In his seminal 1996 Paper The Olduvai Theory: Sliding Towards a Post-Industrial Stone Age, Richard Duncan mapped out the trajectory of where we would be as the years passed and fossil fuels became more difficult and expensive to mine up.  Besides powering all our cars and trucks for Happy Motoring and Just-in-Time delivery, the main thing our 1st World lifestyle requires is Electricity, and lots of it on demand, 24/7.  Although electricity can be produced in some “renewable” ways that don’t depend on a lot of fossil fuel energy at least directly, most of the global supply of electric power comes from Coal and Natural Gas.  Of the two, NG (NatGas) is slightly cleaner, but either way when you burn them, CO2 goes up in the atmosphere.  This of course is a problem climatically, but you have an even bigger problem socially and politically if you aren’t burning them.  Everything in the society as it has been constructed since Edison invented the Light Bulb in 1879 has depended on electricity to function.

Now, if all the toys like lights, refrigerators big screen TVs etc had been kept to just a few small countries and the rest of the world lived a simple subsistence farming lifestyle, the lucky few with the toys probably could have kept the juice flowing a lot longer.  Unfortunately however, once exposed to all the great toys, EVERYBODY wanted them.  The industrialists also salivated over all the profit to be made selling the toys to everyone.  So, everybody everywhere needed a grid, which the industrialists and their associated banksters extended Credit for “backward” Nation-States all over the globe to build their own power plants and string their own wires.  Now everybody in the country could have a lightbulb to see by and a fridge to keep the food cold.  More than that, the electricity also went to power water pumping stations and sewage treatment plants, so you could pack the Big Shities with even more people who use still more electricity.

This went on all over the globe, today there isn’t a major city or even a medium size town anywhere on the globe that isn’t wired for electricity, although many places that are now no longer have enough money to keep the juice flowing.

Where is the electricity going off first?  Obviously, in the poorest and most war torn countries across the Middle East and Africa.  These days, from Egypt to Tunisia, if they get 2 hours of electricity a day they are doing good.

The Lights Are Going Out in the Middle East

Public fury over rampant outages has sparked protests.
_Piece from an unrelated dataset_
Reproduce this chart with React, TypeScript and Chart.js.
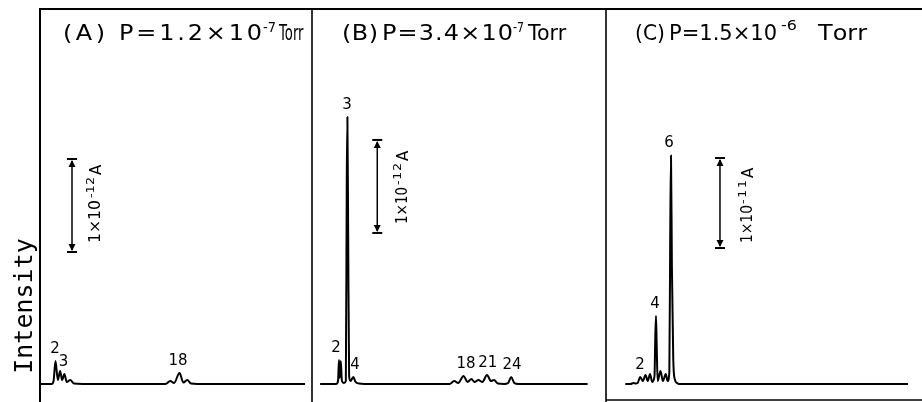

In January, in one of the largest demonstrations since Hamas took control in Gaza a decade ago, ten thousand Palestinians, angered by the lack of power during a frigid winter, hurled stones and set tires ablaze outside the electricity company. Iraq has the world’s fifth-largest oil reserves, but, during the past two years, repeated anti-government demonstrations have erupted over blackouts that are rarely announced in advance and are of indefinite duration. It’s one issue that unites fractious Sunnis in the west, Shiites in the arid south, and Kurds in the mountainous north. In the midst of Yemen’s complex war, hundreds dared to take to the streets of Aden in February to protest prolonged outages. In Syria, supporters of President Bashar al-Assad in Latakia, the dynasty’s main stronghold, who had remained loyal for six years of civil war, drew the line over electricity. They staged a protest in January over a cutback to only one hour of power a day.

Over the past eight months, I’ve been struck by people talking less about the prospects of peace, the dangers of ISIS, or President Trump’s intentions in the Middle East than their own exhaustion from the trials of daily life. Families recounted groggily getting up in the middle of the night when power abruptly comes on in order to do laundry, carry out business transactions on computers, charge phones, or just bathe and flush toilets, until electricity, just as unpredictably, goes off again. Some families have stopped taking elevators; their terrified children have been stuck too often between floors. Students complained of freezing classrooms in winter, trying to study or write papers without computers, and reading at night by candlelight. The challenges will soon increase with the demands for power—and air-conditioning—surge, as summer temperatures reach a hundred and twenty-five degrees.

The reasons for these outages vary. With the exception of the Gulf states, infrastructure is old or inadequate in many of the twenty-three Arab countries. The region’s disparate wars, past and present, have damaged or destroyed electrical grids. Some governments, even in Iraq, can’t afford the cost of fueling plants around the clock. Epic corruption has compounded physical challenges. Politicians have delayed or prevented solutions if their cronies don’t get contracts to fuel, maintain, or build power plants.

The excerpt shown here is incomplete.